Bitcoin was recently blindsided by a powerful one-two combination: China announced it was shutting down bitcoin exchanges the same week Jamie Dimon, CEO of JPMorgan Chase, dismissed it as a “fraud.” In fact, Dimon compared the digital currency craze to the infamous Dutch tulip bulb bubble of the 1600s, when the value of tulips skyrocketed to unsustainable heights, plummeted and left eager investors penniless.
When financial industry executives like Dimon criticize cryptocurrencies, they are labeled stalwarts of an outdated ecosystem, failing to grasp new currencies and technologies. In fact, tech evangelists seem to believe banks and governments should already embrace cryptocurrencies as mainstream and welcome them as a world currency. Proponents point to the efficiencies bitcoin and other cryptocurrencies create, such as redeeming value in a matter of seconds rather than hours. While these benefits are genuine, they do not outweigh the risks.
The tulip bulb bubble is, in fact, an apt comparison for bitcoin and other cryptocurrencies: Right now, there are more than 1,000 cryptocurrencies in circulation and they are surrounded by a massive amount of hype. Like the tulips in Amsterdam, their value could easily crumble as the hype gives way to plunging prices and panic. Obviously, there is risk and volatility in the dollar, the euro, the sterling, and other currencies; however, the volatility in cryptocurrencies far outweighs the volatility of any traditional currencies.
So before writing off Dimon and other cryptocurrency critics as dinosaurs, bitcoin advocates must acknowledge financial industry leaders understand opportunities, risk and how currency and related derivative instruments work. These financial services experts have good reason to doubt the technology.

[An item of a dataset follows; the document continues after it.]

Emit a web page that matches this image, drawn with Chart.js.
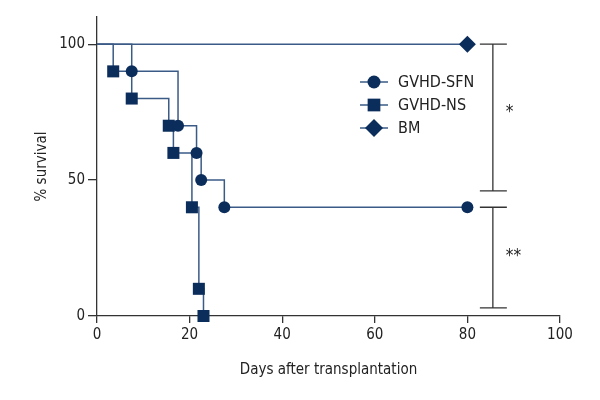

Let us consider some basic facts about cryptocurrencies. In all, there is about $150 billion worth of digital currencies in circulation. This is an impressive number until it is compared to global currency transactions where it only represents less than .01% (yes — 1/100 of 1%). This percentage underscores how far cryptocurrencies must go to gain mainstream acceptance.
Next, consider the volatility that surrounds the pricing of digital currencies. Since the start of the year, the price of bitcoin soared from $969 to more than $5,700. Ethereum, a rival cryptocurrency, traded as high as $400 in 2017 — soaring from its value of $8 in 2016. There is not one single currently-traded currency that remotely approaches that sort of volatility. Any transaction that can go from $8 to $400 in a matter of months can just as easily drop to $200 or less; the same is true of bitcoin prices. Financial industry executives recognize this risk and it creates apprehension.
Lastly, if industry leaders treated cryptocurrencies as mainstream, they would also have to turn a blind eye to the darker affiliations that haunt digital currencies. Indeed, bitcoin and other cryptocurrencies are managed on a decentralized network of computers rather than a centralized ledger that is under the watchful eye of a central bank or government. While removing third-party organizations is part of cryptocurrencies’ appeal, the model also opens risk. Frankly, cryptocurrencies enable — and encourage — illegal transfers and transactions. The people behind recent malware and ransomware strands certainly prefer — and profit — from the cryptocurrencies’ lack of transparency. When a major driving force behind a currency is the fact that the people who use it do not want their transactions to be traced, the value of the currency suffers.
True, we see monies frequently appreciate or disappear in the business of currency risk management. Countries often delegitimize a currency to replace it with another one. It is not uncommon, for instance, to see India issue a different currency or reevaluate a currency measurement. But, in these instances, the actions are driven by a true economic force. As a result, the new currency is legitimized.
Bottom line: cryptocurrencies will not gain widespread traction with corporations and governments as long as there remain crucial questions about their volatility, risk, volume and shadowy affiliations.